Han Mongol Encounters and Missionary Endeavors traces the history of the Belgian Scheut mission within the ecological, geopolitical, socioeconomic and ethnocultural context of the Mongol-Han borderlands during the height of European colonialism and the collapse of the Qing dynasty.The main subjects of this study are over 100 Roman Catholic Missionaries form the Low Countries (Holland and Belgium) who worked in the Southwest Mongolia apostolic vacariate. The vicariate constitutes the geographical boundaries of the study. The time frame extends from the origins of the mission in 1874 until the end of the Qing dynasty in 1912.

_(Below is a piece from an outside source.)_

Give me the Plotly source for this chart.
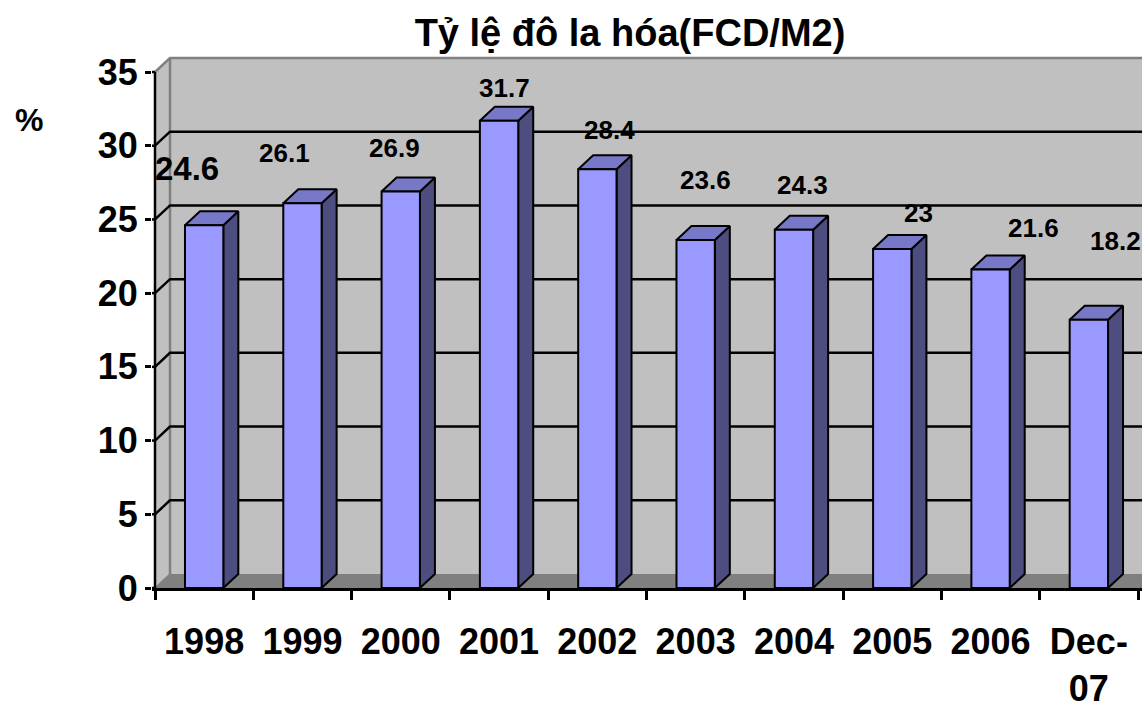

The study describes the origins of the Southwest Mongolia vicariate beyond the Great Wall and along the Yellow River Bend during the transition period from Lazarist missionary activities in the 1840s up to the endeavors of the Scheutists in the early 1870s.The author outlines the historical development of the Ordos Mongols and Chrisitan missions within their respective Qing imperial and European national contexts. The text also analyses not only the European background, the double ecclesiastical and religious organization of the mission,but also the relations between domestic and overseas mission fields, and the missionary motives within the late Qing socioeconomic context, and the life of localized Catholic communities.
These are described within the ethnocultural context of the Han-Mongol mixed-living area of the Ordos, and as seen mainly through the eyes of the missionaries. The desertification of the Ordos steppes, as well as the aftermath and impact of the popular Boxer movement in Inner Mongolia on the development of the Scheut mission and the local church are also summarized.